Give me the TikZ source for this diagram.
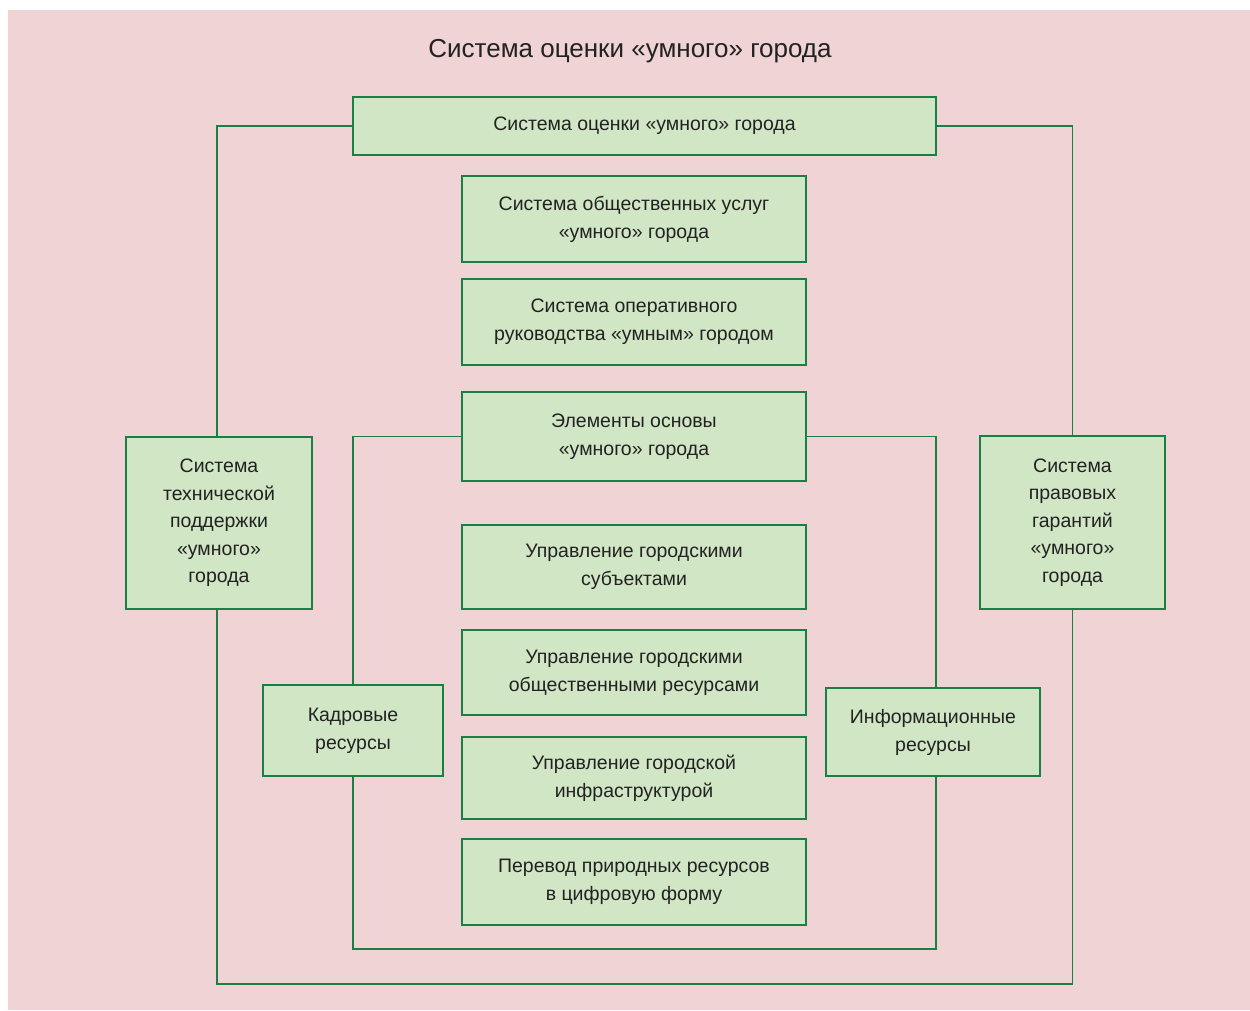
\documentclass[tikz,border=0pt]{standalone}
\usepackage{fontspec}
\setmainfont{Liberation Sans}
\definecolor{bgpink}{HTML}{F0D3D4}
\definecolor{boxfill}{HTML}{D1E6C5}
\definecolor{boxline}{HTML}{1A7F45}
\definecolor{txt}{HTML}{222222}
\tikzset{
  gbox/.style={draw=boxline, fill=boxfill, line width=1.8pt, align=center, inner sep=0pt,
    text=txt, font=\fontsize{19.5}{28}\selectfont},
  conn/.style={draw=boxline, line width=1.9pt}
}
\begin{document}
\begin{tikzpicture}[x=1pt,y=-1pt]
\useasboundingbox (0,0) rectangle (1250,1010);
\fill[bgpink] (8,10) rectangle (1250,1010);
\node[text=txt, font=\fontsize{26}{30}\selectfont] (title) at (630,51) {Система оценки «умного» города};
\coordinate (ob) at (0,984);
\coordinate (ib) at (0,949);
\coordinate (olx) at (217,0);
\coordinate (irx) at (936,0);
\node[gbox, minimum width=583pt, minimum height=58pt] (top) at (644.5,126) {Система оценки «умного» города};
\node[gbox, minimum width=344pt, minimum height=86pt] (b2) at (634,219) {Система общественных услуг\\«умного» города};
\node[gbox, minimum width=344pt, minimum height=86pt] (b3) at (634,322) {Система оперативного\\руководства «умным» городом};
\node[gbox, minimum width=344pt, minimum height=89pt] (b4) at (634,436.5) {Элементы основы\\«умного» города};
\node[gbox, minimum width=344pt, minimum height=84pt] (b5) at (634,567) {Управление городскими\\субъектами};
\node[gbox, minimum width=344pt, minimum height=85pt] (b6) at (634,672.5) {Управление городскими\\общественными ресурсами};
\node[gbox, minimum width=344pt, minimum height=82pt] (b7) at (634,778) {Управление городской\\инфраструктурой};
\node[gbox, minimum width=344pt, minimum height=86pt] (b8) at (634,882) {Перевод природных ресурсов\\в цифровую форму};
\node[gbox, minimum width=186pt, minimum height=172pt, font=\fontsize{19.5}{27.5}\selectfont] (left) at (219,523) {Система\\технической\\поддержки\\«умного»\\города};
\node[gbox, minimum width=185pt, minimum height=173pt, font=\fontsize{19.5}{27.5}\selectfont] (right) at (1072.5,522.5) {Система\\правовых\\гарантий\\«умного»\\города};
\node[gbox, minimum width=180pt, minimum height=91pt] (kadr) at (353,730.5) {Кадровые\\ресурсы};
\node[gbox, minimum width=214pt, minimum height=88pt] (info) at (933,732) {Информационные\\ресурсы};
\begin{scope}[on background layer/.try]
\draw[conn] (top.west) -- (top.west -| olx) -- (olx |- left.north);
\draw[conn] (top.east) -| (right.north);
\draw[conn] (olx |- left.south) -- (olx |- ob) -- (right.south |- ob) -- (right.south);
\draw[conn] (b4.west) -| (kadr.north);
\draw[conn] (b4.east) -- (b4.east -| irx) -- (irx |- info.north);
\draw[conn] (kadr.south) -- (kadr.south |- ib) -- (irx |- ib) -- (irx |- info.south);
\end{scope}
\end{tikzpicture}
\end{document}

━━━━━━━━

Copy the whole of the material above exactly, but not its images.

Give me the TikZ source for this diagram.
\documentclass[tikz,border=0pt]{standalone}
\usepackage{fontspec}
\setmainfont{Liberation Sans}
\definecolor{bgpink}{HTML}{F0D3D4}
\definecolor{boxfill}{HTML}{D1E6C5}
\definecolor{boxline}{HTML}{1A7F45}
\definecolor{txt}{HTML}{222222}
\tikzset{
  gbox/.style={draw=boxline, fill=boxfill, line width=1.8pt, align=center, inner sep=0pt,
    text=txt, font=\fontsize{19.5}{28}\selectfont},
  conn/.style={draw=boxline, line width=1.9pt}
}
\begin{document}
\begin{tikzpicture}[x=1pt,y=-1pt]
\useasboundingbox (0,0) rectangle (1250,1010);
\fill[bgpink] (8,10) rectangle (1250,1010);
\node[text=txt, font=\fontsize{26}{30}\selectfont] (title) at (630,51) {Система оценки «умного» города};
\coordinate (ob) at (0,984);
\coordinate (ib) at (0,949);
\coordinate (olx) at (217,0);
\coordinate (irx) at (936,0);
\node[gbox, minimum width=583pt, minimum height=58pt] (top) at (644.5,126) {Система оценки «умного» города};
\node[gbox, minimum width=344pt, minimum height=86pt] (b2) at (634,219) {Система общественных услуг\\«умного» города};
\node[gbox, minimum width=344pt, minimum height=86pt] (b3) at (634,322) {Система оперативного\\руководства «умным» городом};
\node[gbox, minimum width=344pt, minimum height=89pt] (b4) at (634,436.5) {Элементы основы\\«умного» города};
\node[gbox, minimum width=344pt, minimum height=84pt] (b5) at (634,567) {Управление городскими\\субъектами};
\node[gbox, minimum width=344pt, minimum height=85pt] (b6) at (634,672.5) {Управление городскими\\общественными ресурсами};
\node[gbox, minimum width=344pt, minimum height=82pt] (b7) at (634,778) {Управление городской\\инфраструктурой};
\node[gbox, minimum width=344pt, minimum height=86pt] (b8) at (634,882) {Перевод природных ресурсов\\в цифровую форму};
\node[gbox, minimum width=186pt, minimum height=172pt, font=\fontsize{19.5}{27.5}\selectfont] (left) at (219,523) {Система\\технической\\поддержки\\«умного»\\города};
\node[gbox, minimum width=185pt, minimum height=173pt, font=\fontsize{19.5}{27.5}\selectfont] (right) at (1072.5,522.5) {Система\\правовых\\гарантий\\«умного»\\города};
\node[gbox, minimum width=180pt, minimum height=91pt] (kadr) at (353,730.5) {Кадровые\\ресурсы};
\node[gbox, minimum width=214pt, minimum height=88pt] (info) at (933,732) {Информационные\\ресурсы};
\begin{scope}[on background layer/.try]
\draw[conn] (top.west) -- (top.west -| olx) -- (olx |- left.north);
\draw[conn] (top.east) -| (right.north);
\draw[conn] (olx |- left.south) -- (olx |- ob) -- (right.south |- ob) -- (right.south);
\draw[conn] (b4.west) -| (kadr.north);
\draw[conn] (b4.east) -- (b4.east -| irx) -- (irx |- info.north);
\draw[conn] (kadr.south) -- (kadr.south |- ib) -- (irx |- ib) -- (irx |- info.south);
\end{scope}
\end{tikzpicture}
\end{document}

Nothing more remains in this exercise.